Records excerpted from a collection

_ _ _

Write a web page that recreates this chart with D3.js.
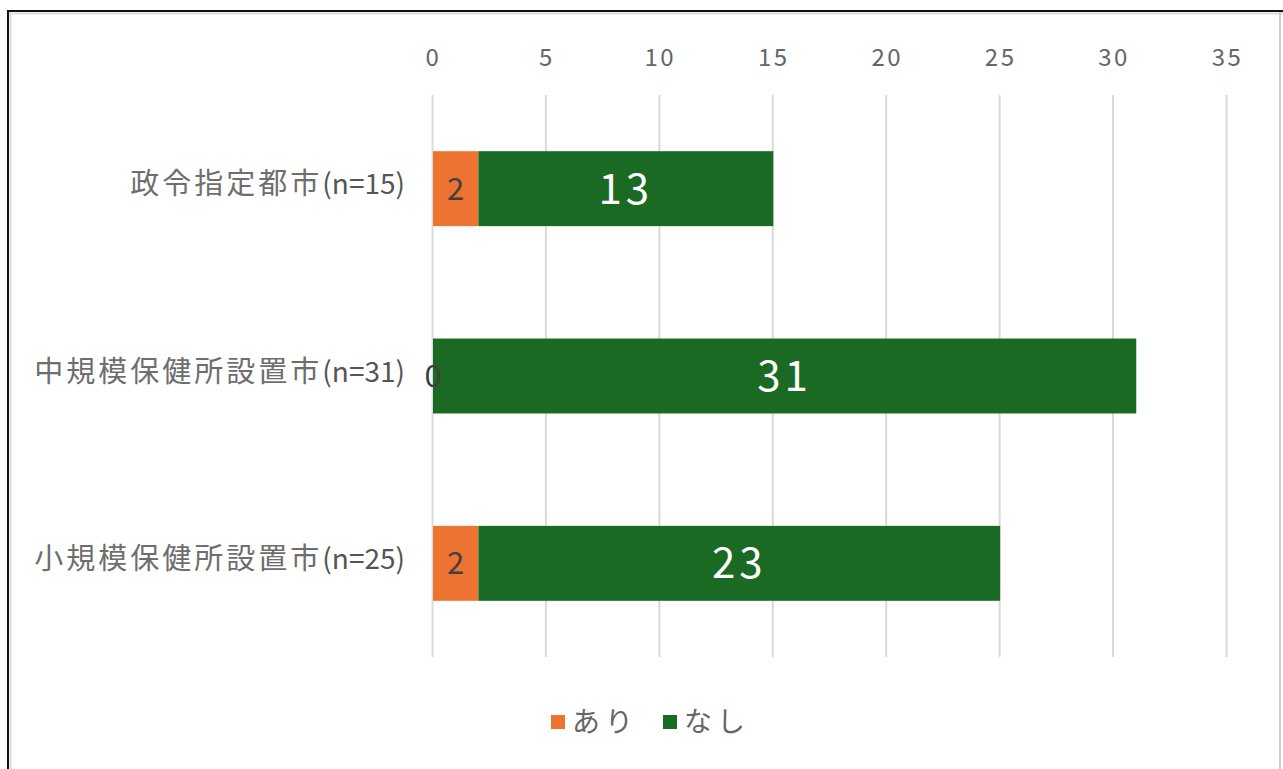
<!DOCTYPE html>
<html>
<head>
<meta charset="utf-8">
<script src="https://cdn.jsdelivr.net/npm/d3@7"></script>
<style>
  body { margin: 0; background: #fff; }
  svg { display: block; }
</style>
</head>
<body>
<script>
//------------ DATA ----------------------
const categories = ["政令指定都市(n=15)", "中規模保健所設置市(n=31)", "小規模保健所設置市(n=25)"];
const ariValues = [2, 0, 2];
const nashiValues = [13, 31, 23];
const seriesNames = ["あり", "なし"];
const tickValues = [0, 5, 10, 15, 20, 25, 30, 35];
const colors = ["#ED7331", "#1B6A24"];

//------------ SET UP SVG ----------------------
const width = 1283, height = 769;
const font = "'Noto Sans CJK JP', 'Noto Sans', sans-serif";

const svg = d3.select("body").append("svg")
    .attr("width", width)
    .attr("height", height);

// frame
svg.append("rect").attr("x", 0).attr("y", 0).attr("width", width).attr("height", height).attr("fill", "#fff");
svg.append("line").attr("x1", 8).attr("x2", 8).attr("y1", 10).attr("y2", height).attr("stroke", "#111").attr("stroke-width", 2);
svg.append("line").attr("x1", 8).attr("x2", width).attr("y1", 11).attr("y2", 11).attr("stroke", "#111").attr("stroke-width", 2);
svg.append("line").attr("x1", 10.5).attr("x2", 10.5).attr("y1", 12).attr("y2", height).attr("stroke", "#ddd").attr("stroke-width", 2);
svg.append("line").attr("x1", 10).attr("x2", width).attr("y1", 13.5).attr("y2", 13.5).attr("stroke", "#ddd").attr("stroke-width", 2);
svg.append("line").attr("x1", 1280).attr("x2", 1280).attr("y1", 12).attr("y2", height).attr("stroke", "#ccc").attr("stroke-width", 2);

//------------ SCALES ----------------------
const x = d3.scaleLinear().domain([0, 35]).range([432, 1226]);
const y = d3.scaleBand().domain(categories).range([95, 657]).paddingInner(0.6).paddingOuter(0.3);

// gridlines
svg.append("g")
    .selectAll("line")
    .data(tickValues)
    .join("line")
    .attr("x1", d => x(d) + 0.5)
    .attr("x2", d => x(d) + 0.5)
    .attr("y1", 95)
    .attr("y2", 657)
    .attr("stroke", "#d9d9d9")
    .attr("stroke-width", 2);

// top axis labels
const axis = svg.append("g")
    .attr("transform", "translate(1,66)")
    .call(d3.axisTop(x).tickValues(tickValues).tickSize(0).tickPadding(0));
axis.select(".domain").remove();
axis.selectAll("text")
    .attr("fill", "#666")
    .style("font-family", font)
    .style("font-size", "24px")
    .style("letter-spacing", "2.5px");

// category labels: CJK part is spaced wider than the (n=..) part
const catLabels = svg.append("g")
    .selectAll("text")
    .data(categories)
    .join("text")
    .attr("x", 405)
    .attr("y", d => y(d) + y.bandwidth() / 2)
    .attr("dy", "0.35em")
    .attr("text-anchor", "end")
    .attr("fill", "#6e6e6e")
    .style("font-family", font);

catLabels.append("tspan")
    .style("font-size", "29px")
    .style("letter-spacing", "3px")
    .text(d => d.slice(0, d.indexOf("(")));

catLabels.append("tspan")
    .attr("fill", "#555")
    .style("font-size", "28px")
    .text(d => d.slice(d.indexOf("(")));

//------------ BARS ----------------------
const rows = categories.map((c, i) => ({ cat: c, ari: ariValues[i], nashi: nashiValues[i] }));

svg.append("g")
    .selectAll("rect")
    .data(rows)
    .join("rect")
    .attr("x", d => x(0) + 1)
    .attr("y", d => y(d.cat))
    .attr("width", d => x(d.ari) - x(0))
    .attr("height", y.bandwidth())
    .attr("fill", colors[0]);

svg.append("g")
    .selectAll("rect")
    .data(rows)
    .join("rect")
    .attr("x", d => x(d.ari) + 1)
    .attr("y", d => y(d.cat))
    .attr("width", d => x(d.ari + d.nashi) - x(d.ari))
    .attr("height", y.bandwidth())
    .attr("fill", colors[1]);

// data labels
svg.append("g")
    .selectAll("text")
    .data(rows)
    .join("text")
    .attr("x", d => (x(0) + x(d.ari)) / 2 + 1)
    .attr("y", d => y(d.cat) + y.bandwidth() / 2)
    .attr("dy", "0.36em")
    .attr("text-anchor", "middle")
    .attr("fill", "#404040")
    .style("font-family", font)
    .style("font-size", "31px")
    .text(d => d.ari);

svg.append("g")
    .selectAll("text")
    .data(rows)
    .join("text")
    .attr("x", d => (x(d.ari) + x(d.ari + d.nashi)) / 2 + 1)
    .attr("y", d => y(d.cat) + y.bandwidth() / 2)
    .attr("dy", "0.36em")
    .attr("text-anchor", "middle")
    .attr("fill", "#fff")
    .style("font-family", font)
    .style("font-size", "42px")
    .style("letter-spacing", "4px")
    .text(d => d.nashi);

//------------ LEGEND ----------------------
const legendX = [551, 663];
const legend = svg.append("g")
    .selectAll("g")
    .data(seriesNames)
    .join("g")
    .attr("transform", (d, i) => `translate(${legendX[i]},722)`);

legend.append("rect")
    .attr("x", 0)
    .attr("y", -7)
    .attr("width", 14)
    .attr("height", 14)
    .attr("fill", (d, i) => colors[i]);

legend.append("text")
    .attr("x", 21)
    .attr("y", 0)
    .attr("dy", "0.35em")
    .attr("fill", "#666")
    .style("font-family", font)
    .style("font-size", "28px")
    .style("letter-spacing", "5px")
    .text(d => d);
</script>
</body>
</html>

_ _ _

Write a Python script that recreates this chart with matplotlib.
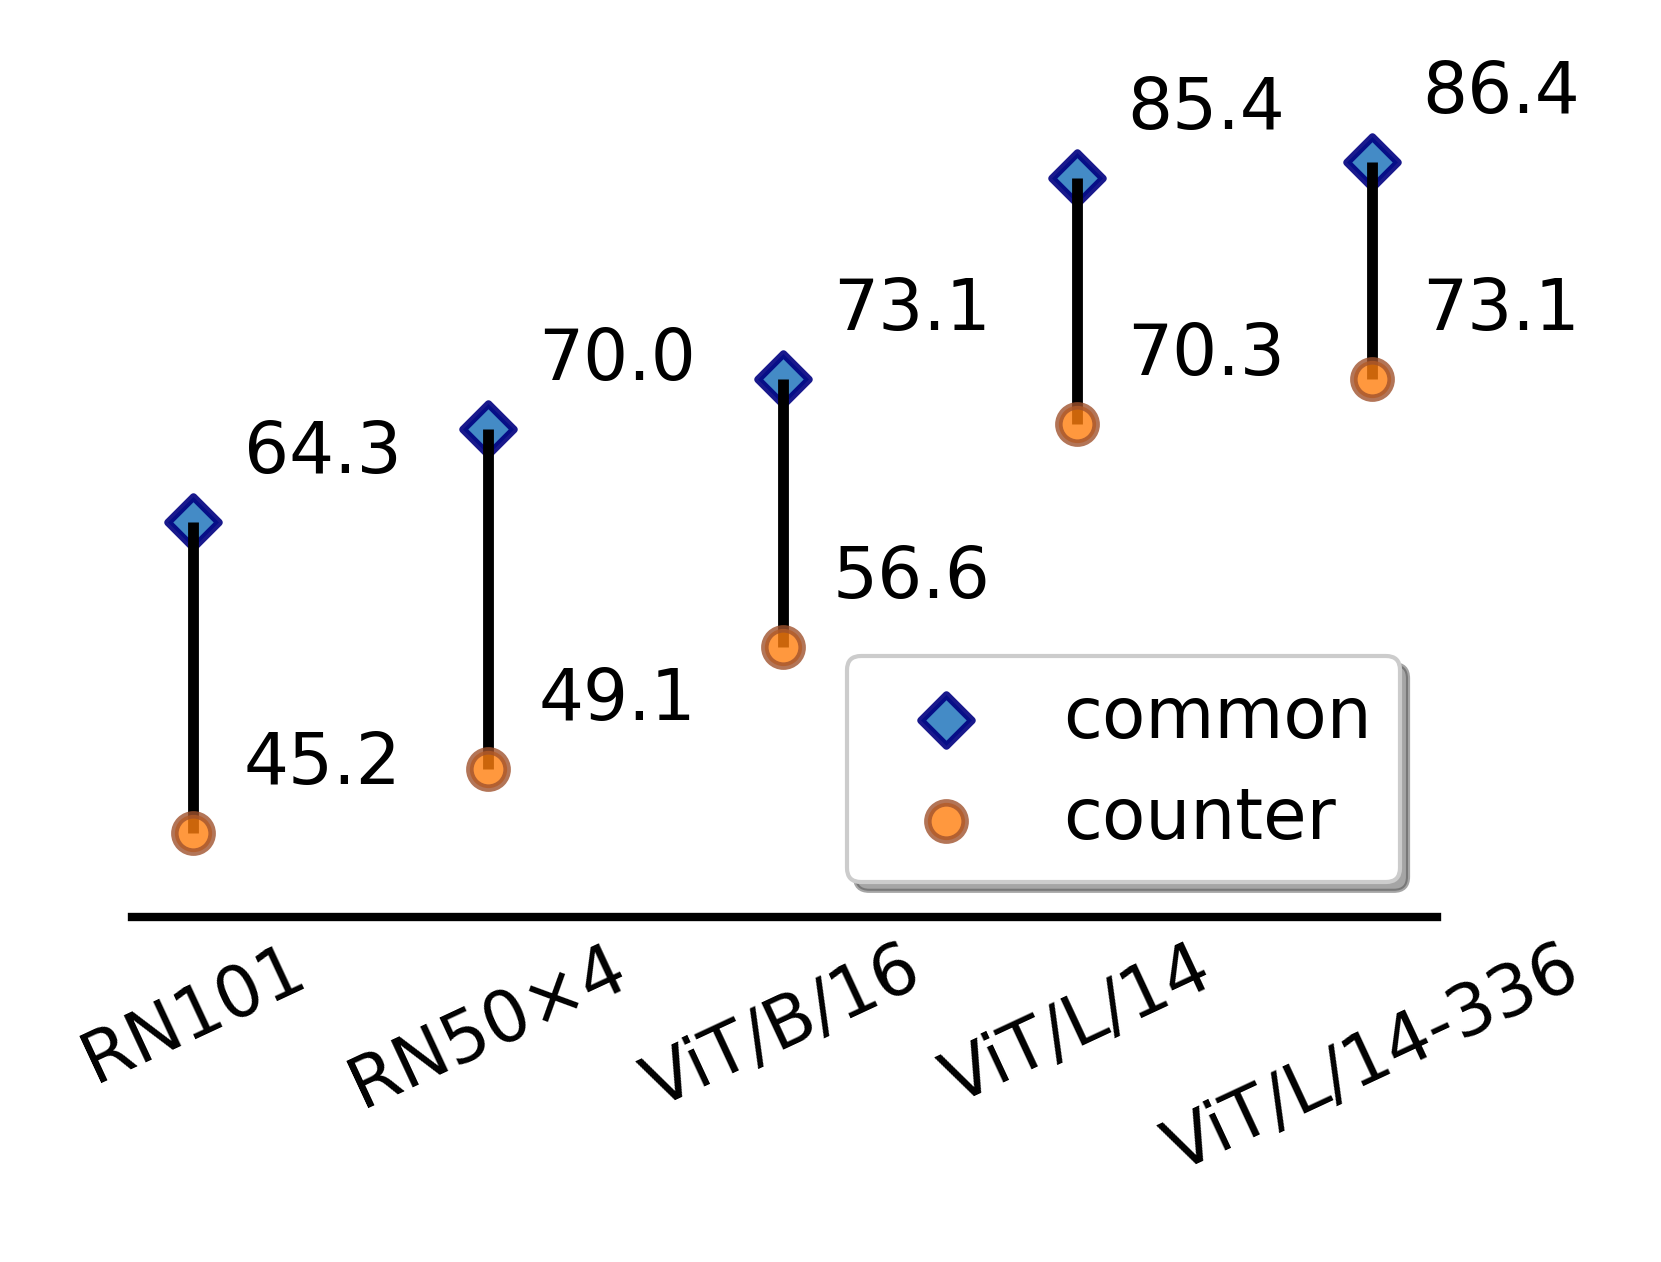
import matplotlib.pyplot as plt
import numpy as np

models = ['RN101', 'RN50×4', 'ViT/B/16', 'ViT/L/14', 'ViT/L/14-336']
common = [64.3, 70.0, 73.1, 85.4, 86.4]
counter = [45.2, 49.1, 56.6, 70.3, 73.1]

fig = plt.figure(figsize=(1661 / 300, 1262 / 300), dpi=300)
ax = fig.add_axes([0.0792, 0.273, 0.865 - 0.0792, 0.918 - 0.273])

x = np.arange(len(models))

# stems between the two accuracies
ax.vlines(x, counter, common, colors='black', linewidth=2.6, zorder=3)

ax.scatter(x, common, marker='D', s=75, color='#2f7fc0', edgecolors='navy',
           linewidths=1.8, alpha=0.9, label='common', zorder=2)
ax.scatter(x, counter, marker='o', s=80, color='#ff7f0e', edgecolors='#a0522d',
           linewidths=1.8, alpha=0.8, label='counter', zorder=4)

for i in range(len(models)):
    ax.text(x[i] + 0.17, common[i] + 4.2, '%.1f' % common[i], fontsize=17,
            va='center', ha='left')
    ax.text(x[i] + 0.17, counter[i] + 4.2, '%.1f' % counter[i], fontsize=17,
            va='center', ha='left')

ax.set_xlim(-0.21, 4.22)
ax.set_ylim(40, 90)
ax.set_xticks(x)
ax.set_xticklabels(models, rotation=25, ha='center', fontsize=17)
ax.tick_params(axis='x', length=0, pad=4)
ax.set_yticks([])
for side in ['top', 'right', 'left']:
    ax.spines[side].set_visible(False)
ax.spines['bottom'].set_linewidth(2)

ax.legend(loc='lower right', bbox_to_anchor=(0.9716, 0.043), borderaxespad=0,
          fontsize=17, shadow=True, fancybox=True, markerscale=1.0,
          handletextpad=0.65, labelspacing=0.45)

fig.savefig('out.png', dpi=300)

_ _ _

WHAT IS ASKED —
Retype the section that opens with the line holding "Write a Python" and closes with the line holding "colors='black', linewidth=2.6, zorder=3)", exactly as it reads, without any pictures.

ANSWER TO THIS TASK —
Write a Python script that recreates this chart with matplotlib.
import matplotlib.pyplot as plt
import numpy as np

models = ['RN101', 'RN50×4', 'ViT/B/16', 'ViT/L/14', 'ViT/L/14-336']
common = [64.3, 70.0, 73.1, 85.4, 86.4]
counter = [45.2, 49.1, 56.6, 70.3, 73.1]

fig = plt.figure(figsize=(1661 / 300, 1262 / 300), dpi=300)
ax = fig.add_axes([0.0792, 0.273, 0.865 - 0.0792, 0.918 - 0.273])

x = np.arange(len(models))

# stems between the two accuracies
ax.vlines(x, counter, common, colors='black', linewidth=2.6, zorder=3)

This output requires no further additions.